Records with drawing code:

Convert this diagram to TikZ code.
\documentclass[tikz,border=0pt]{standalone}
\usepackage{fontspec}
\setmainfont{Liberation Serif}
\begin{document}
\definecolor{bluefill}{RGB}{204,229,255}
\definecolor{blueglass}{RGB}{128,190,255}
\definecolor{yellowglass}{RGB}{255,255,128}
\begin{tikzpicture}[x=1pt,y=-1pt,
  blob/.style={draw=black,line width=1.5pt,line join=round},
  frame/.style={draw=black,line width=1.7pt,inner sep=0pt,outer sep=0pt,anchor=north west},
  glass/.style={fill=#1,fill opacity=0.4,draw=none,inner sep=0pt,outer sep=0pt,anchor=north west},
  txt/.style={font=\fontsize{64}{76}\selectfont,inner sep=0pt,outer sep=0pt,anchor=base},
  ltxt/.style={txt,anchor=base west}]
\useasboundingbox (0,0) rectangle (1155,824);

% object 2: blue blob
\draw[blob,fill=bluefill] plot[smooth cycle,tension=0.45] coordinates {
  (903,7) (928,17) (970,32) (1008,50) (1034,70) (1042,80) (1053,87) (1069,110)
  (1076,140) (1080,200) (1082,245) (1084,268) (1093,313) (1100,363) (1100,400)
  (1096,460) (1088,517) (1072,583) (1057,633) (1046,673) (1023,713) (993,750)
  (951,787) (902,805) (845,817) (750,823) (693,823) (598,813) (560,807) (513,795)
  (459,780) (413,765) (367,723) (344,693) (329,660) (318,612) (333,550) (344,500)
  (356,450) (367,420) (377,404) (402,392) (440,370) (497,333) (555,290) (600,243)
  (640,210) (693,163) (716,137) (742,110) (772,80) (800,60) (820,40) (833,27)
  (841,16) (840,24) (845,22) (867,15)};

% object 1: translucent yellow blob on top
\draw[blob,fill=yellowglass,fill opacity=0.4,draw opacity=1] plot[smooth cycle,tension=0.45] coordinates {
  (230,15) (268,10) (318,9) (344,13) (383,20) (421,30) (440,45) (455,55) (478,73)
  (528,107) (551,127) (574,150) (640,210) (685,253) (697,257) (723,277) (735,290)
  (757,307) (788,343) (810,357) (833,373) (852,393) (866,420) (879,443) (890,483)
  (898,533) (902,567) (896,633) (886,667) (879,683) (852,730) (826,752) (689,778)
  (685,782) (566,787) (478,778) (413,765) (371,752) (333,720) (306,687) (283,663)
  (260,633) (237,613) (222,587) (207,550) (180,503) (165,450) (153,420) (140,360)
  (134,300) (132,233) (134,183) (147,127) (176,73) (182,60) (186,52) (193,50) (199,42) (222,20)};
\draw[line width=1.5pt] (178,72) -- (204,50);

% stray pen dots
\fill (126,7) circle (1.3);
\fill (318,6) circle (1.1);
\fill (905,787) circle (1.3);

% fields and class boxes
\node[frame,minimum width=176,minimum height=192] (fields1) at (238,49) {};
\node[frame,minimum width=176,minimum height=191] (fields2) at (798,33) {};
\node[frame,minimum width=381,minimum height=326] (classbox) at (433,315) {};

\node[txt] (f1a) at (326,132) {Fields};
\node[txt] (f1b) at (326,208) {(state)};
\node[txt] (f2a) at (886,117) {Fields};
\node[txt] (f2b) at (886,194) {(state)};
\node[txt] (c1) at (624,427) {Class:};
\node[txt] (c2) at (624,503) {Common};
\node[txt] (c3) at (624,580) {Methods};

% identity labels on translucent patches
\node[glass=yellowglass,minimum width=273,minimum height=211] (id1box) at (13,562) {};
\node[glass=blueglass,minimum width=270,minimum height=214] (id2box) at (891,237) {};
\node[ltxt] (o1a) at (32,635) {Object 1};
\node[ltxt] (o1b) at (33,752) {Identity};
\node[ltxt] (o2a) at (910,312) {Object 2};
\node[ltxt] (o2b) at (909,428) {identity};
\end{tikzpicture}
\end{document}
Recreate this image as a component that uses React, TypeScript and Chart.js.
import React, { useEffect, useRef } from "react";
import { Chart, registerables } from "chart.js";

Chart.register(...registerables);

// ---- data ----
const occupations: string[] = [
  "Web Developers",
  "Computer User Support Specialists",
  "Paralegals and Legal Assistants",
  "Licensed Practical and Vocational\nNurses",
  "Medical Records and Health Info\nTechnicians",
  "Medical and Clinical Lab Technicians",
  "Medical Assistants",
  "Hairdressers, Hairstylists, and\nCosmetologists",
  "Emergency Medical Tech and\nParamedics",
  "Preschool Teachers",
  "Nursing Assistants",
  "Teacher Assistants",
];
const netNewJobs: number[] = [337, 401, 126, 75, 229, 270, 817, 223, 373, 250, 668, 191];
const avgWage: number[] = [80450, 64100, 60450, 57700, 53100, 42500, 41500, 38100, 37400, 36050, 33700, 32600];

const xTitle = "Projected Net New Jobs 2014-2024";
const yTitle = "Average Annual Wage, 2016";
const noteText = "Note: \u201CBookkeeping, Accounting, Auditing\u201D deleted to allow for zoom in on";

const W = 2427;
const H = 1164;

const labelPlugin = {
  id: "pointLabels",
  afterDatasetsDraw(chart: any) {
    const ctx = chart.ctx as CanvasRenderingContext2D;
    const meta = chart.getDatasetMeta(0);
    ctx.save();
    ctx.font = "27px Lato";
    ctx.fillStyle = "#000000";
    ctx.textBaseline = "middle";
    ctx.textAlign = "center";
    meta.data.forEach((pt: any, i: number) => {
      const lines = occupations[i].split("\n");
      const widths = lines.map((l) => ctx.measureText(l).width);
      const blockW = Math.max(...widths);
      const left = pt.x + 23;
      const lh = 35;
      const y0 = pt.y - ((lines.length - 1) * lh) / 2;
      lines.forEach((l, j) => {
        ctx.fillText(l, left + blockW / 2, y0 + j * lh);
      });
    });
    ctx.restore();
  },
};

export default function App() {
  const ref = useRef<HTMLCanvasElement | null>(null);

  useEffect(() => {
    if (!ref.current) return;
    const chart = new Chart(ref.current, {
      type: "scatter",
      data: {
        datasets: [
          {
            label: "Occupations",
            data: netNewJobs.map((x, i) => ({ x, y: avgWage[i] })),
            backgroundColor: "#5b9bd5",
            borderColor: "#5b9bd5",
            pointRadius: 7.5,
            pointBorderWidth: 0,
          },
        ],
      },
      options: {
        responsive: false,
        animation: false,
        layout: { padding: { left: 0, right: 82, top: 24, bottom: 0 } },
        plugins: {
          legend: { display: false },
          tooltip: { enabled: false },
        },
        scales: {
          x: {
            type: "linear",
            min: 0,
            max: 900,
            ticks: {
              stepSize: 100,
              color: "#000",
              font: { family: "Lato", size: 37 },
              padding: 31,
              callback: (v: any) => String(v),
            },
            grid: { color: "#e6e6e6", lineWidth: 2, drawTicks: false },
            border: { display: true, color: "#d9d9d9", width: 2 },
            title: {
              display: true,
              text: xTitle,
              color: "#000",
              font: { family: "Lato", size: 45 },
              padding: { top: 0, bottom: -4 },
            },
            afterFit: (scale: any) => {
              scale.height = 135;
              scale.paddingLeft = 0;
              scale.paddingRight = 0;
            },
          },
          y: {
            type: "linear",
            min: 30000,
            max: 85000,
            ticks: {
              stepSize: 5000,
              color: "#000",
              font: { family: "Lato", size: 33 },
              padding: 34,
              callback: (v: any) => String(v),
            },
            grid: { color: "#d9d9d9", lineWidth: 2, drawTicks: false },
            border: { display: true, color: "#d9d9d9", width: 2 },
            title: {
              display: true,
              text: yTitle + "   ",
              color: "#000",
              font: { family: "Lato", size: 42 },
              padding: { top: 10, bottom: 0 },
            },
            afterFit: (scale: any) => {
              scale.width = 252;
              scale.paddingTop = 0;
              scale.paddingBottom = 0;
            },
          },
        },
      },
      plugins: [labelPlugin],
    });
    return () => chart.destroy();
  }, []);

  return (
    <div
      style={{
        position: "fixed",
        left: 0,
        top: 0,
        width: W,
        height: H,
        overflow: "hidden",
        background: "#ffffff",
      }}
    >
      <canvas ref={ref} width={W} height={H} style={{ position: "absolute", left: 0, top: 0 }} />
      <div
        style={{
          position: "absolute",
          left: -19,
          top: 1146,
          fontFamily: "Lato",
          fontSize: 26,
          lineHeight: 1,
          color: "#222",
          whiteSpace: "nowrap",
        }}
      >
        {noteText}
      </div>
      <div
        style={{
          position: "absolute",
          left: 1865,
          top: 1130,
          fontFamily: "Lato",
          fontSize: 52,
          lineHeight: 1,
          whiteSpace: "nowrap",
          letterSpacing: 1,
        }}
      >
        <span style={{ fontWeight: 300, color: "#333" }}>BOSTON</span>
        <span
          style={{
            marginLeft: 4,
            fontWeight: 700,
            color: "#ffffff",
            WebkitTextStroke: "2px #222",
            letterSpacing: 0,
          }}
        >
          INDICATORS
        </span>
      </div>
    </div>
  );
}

# [GOAL]
Look above and repeat, character for character, the lines from the first one to the line with "(0,0) rectangle (1155,824);", counting both.

# [EXERCISE ANSWER]
Convert this diagram to TikZ code.
\documentclass[tikz,border=0pt]{standalone}
\usepackage{fontspec}
\setmainfont{Liberation Serif}
\begin{document}
\definecolor{bluefill}{RGB}{204,229,255}
\definecolor{blueglass}{RGB}{128,190,255}
\definecolor{yellowglass}{RGB}{255,255,128}
\begin{tikzpicture}[x=1pt,y=-1pt,
  blob/.style={draw=black,line width=1.5pt,line join=round},
  frame/.style={draw=black,line width=1.7pt,inner sep=0pt,outer sep=0pt,anchor=north west},
  glass/.style={fill=#1,fill opacity=0.4,draw=none,inner sep=0pt,outer sep=0pt,anchor=north west},
  txt/.style={font=\fontsize{64}{76}\selectfont,inner sep=0pt,outer sep=0pt,anchor=base},
  ltxt/.style={txt,anchor=base west}]
\useasboundingbox (0,0) rectangle (1155,824);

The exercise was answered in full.